§ Data extract:

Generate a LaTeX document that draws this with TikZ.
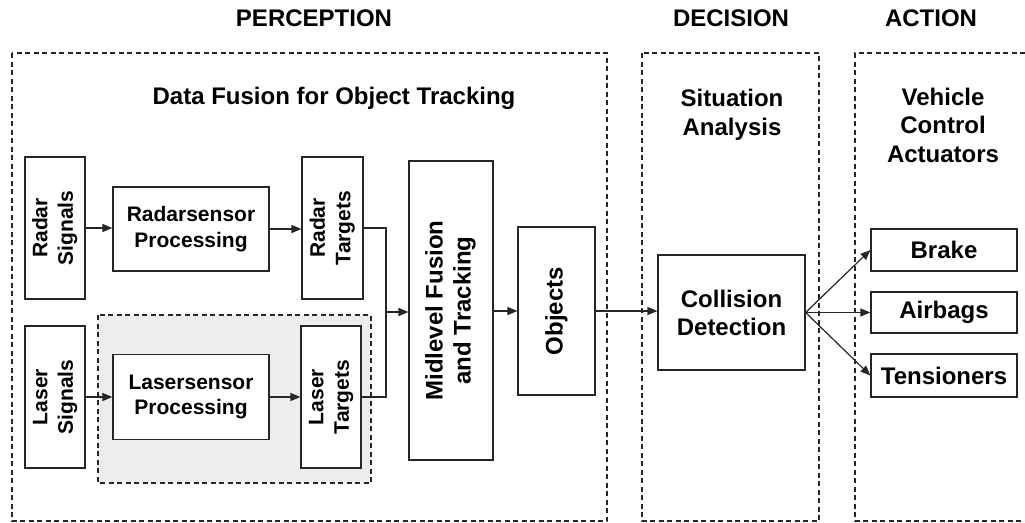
\documentclass[tikz,border=0pt]{standalone}
\usepackage{fontspec}
\setmainfont{Liberation Sans}
\usetikzlibrary{arrows.meta}
\tikzset{
  boxbig/.style={draw=black!85, line width=1.2pt, fill=white, inner sep=0pt, align=center,
    font=\bfseries\fontsize{24}{28}\selectfont},
  boxsmall/.style={draw=black!85, line width=1.2pt, fill=white, inner sep=0pt, align=center,
    font=\bfseries\fontsize{21}{25.5}\selectfont},
  dbox/.style={draw=black!85, line width=1.4pt, dash pattern=on 5pt off 3.5pt},
  conn/.style={line width=1.2pt, draw=black!85},
  arr/.style={conn, -{Triangle[length=10pt,width=8pt]}},
  lbl/.style={font=\bfseries\fontsize{24}{28.5}\selectfont, align=center, inner sep=0pt}
}
\begin{document}
\begin{tikzpicture}[x=1pt,y=-1pt]
\useasboundingbox (0,0) rectangle (1025,522);
% containers
\draw[dbox] (12,53) rectangle (607,521);
\draw[dbox] (642,53) rectangle (819,521);
\draw[dbox] (1025,53) -- (855,53) -- (855,521) -- (1025,521);
\draw[dbox, fill=gray!14] (98,315) rectangle (371,483);
% titles
\node[lbl] (tper) at (314,18) {PERCEPTION};
\node[lbl] (tdec) at (731,18) {DECISION};
\node[lbl] (tact) at (931,18) {ACTION};
\node[lbl] (tdf) at (334,98) {Data Fusion for Object Tracking};
\node[lbl] (tsa) at (732,115) {Situation\\Analysis};
\node[lbl] (tvc) at (943,125) {Vehicle\\Control\\Actuators};
% perception nodes
\node[boxsmall, minimum width=60pt, minimum height=142pt] (rs) at (55,228)
  {\rotatebox{90}{\begin{tabular}{@{}c@{}}Radar\\Signals\end{tabular}}};
\node[boxsmall, minimum width=156pt, minimum height=84pt] (rp) at (191,229)
  {Radarsensor\\Processing};
\node[boxsmall, minimum width=61pt, minimum height=142pt] (rt) at (332.5,228)
  {\rotatebox{90}{\begin{tabular}{@{}c@{}}Radar\\Targets\end{tabular}}};
\node[boxsmall, minimum width=60pt, minimum height=142pt] (ls) at (55,397)
  {\rotatebox{90}{\begin{tabular}{@{}c@{}}Laser\\Signals\end{tabular}}};
\node[boxsmall, minimum width=156pt, minimum height=85pt] (lp) at (191,397)
  {Lasersensor\\Processing};
\node[boxsmall, minimum width=60pt, minimum height=142pt] (lt) at (331,397)
  {\rotatebox{90}{\begin{tabular}{@{}c@{}}Laser\\Targets\end{tabular}}};
\node[boxbig, minimum width=84pt, minimum height=299pt] (mf) at (451,310.5)
  {\rotatebox{90}{\begin{tabular}{@{}c@{}}Midlevel Fusion\\and Tracking\end{tabular}}};
\node[boxbig, minimum width=77pt, minimum height=168pt] (obj) at (556.5,311)
  {\rotatebox{90}{Objects}};
% decision
\node[boxbig, minimum width=147pt, minimum height=115pt] (cd) at (731.5,312.5)
  {Collision\\Detection};
% action
\node[boxbig, minimum width=146pt, minimum height=42pt] (br) at (944,250) {Brake};
\node[boxbig, minimum width=146pt, minimum height=41pt] (ab) at (944,312.5) {Airbags};
\node[boxbig, minimum width=146pt, minimum height=43pt] (tn) at (944,375.5) {Tensioners};
% connectors
\coordinate (j) at (386,312);
\draw[arr] (rs.east) -- (rs.east -| rp.west);
\draw[arr] (rp.east) -- (rp.east -| rt.west);
\draw[arr] (ls.east) -- (ls.east -| lp.west);
\draw[arr] (lp.east) -- (lp.east -| lt.west);
\draw[conn] (rt.east) -| (j);
\draw[conn] (lt.east) -| (j);
\draw[arr] (j) -- (j -| mf.west);
\draw[arr] (mf.east |- obj.east) -- (obj.west);
\draw[arr] (obj.east) -- (obj.east -| cd.west);
\draw[arr] (cd.east) -- (br.west);
\draw[arr] (cd.east) -- (ab.west);
\draw[arr] (cd.east) -- (tn.west);
\end{tikzpicture}
\end{document}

§ Task to carry out: Exclude the pictures, and transcribe all of the material exactly.

§ Task solution:
Generate a LaTeX document that draws this with TikZ.
\documentclass[tikz,border=0pt]{standalone}
\usepackage{fontspec}
\setmainfont{Liberation Sans}
\usetikzlibrary{arrows.meta}
\tikzset{
  boxbig/.style={draw=black!85, line width=1.2pt, fill=white, inner sep=0pt, align=center,
    font=\bfseries\fontsize{24}{28}\selectfont},
  boxsmall/.style={draw=black!85, line width=1.2pt, fill=white, inner sep=0pt, align=center,
    font=\bfseries\fontsize{21}{25.5}\selectfont},
  dbox/.style={draw=black!85, line width=1.4pt, dash pattern=on 5pt off 3.5pt},
  conn/.style={line width=1.2pt, draw=black!85},
  arr/.style={conn, -{Triangle[length=10pt,width=8pt]}},
  lbl/.style={font=\bfseries\fontsize{24}{28.5}\selectfont, align=center, inner sep=0pt}
}
\begin{document}
\begin{tikzpicture}[x=1pt,y=-1pt]
\useasboundingbox (0,0) rectangle (1025,522);
% containers
\draw[dbox] (12,53) rectangle (607,521);
\draw[dbox] (642,53) rectangle (819,521);
\draw[dbox] (1025,53) -- (855,53) -- (855,521) -- (1025,521);
\draw[dbox, fill=gray!14] (98,315) rectangle (371,483);
% titles
\node[lbl] (tper) at (314,18) {PERCEPTION};
\node[lbl] (tdec) at (731,18) {DECISION};
\node[lbl] (tact) at (931,18) {ACTION};
\node[lbl] (tdf) at (334,98) {Data Fusion for Object Tracking};
\node[lbl] (tsa) at (732,115) {Situation\\Analysis};
\node[lbl] (tvc) at (943,125) {Vehicle\\Control\\Actuators};
% perception nodes
\node[boxsmall, minimum width=60pt, minimum height=142pt] (rs) at (55,228)
  {\rotatebox{90}{\begin{tabular}{@{}c@{}}Radar\\Signals\end{tabular}}};
\node[boxsmall, minimum width=156pt, minimum height=84pt] (rp) at (191,229)
  {Radarsensor\\Processing};
\node[boxsmall, minimum width=61pt, minimum height=142pt] (rt) at (332.5,228)
  {\rotatebox{90}{\begin{tabular}{@{}c@{}}Radar\\Targets\end{tabular}}};
\node[boxsmall, minimum width=60pt, minimum height=142pt] (ls) at (55,397)
  {\rotatebox{90}{\begin{tabular}{@{}c@{}}Laser\\Signals\end{tabular}}};
\node[boxsmall, minimum width=156pt, minimum height=85pt] (lp) at (191,397)
  {Lasersensor\\Processing};
\node[boxsmall, minimum width=60pt, minimum height=142pt] (lt) at (331,397)
  {\rotatebox{90}{\begin{tabular}{@{}c@{}}Laser\\Targets\end{tabular}}};
\node[boxbig, minimum width=84pt, minimum height=299pt] (mf) at (451,310.5)
  {\rotatebox{90}{\begin{tabular}{@{}c@{}}Midlevel Fusion\\and Tracking\end{tabular}}};
\node[boxbig, minimum width=77pt, minimum height=168pt] (obj) at (556.5,311)
  {\rotatebox{90}{Objects}};
% decision
\node[boxbig, minimum width=147pt, minimum height=115pt] (cd) at (731.5,312.5)
  {Collision\\Detection};
% action
\node[boxbig, minimum width=146pt, minimum height=42pt] (br) at (944,250) {Brake};
\node[boxbig, minimum width=146pt, minimum height=41pt] (ab) at (944,312.5) {Airbags};
\node[boxbig, minimum width=146pt, minimum height=43pt] (tn) at (944,375.5) {Tensioners};
% connectors
\coordinate (j) at (386,312);
\draw[arr] (rs.east) -- (rs.east -| rp.west);
\draw[arr] (rp.east) -- (rp.east -| rt.west);
\draw[arr] (ls.east) -- (ls.east -| lp.west);
\draw[arr] (lp.east) -- (lp.east -| lt.west);
\draw[conn] (rt.east) -| (j);
\draw[conn] (lt.east) -| (j);
\draw[arr] (j) -- (j -| mf.west);
\draw[arr] (mf.east |- obj.east) -- (obj.west);
\draw[arr] (obj.east) -- (obj.east -| cd.west);
\draw[arr] (cd.east) -- (br.west);
\draw[arr] (cd.east) -- (ab.west);
\draw[arr] (cd.east) -- (tn.west);
\end{tikzpicture}
\end{document}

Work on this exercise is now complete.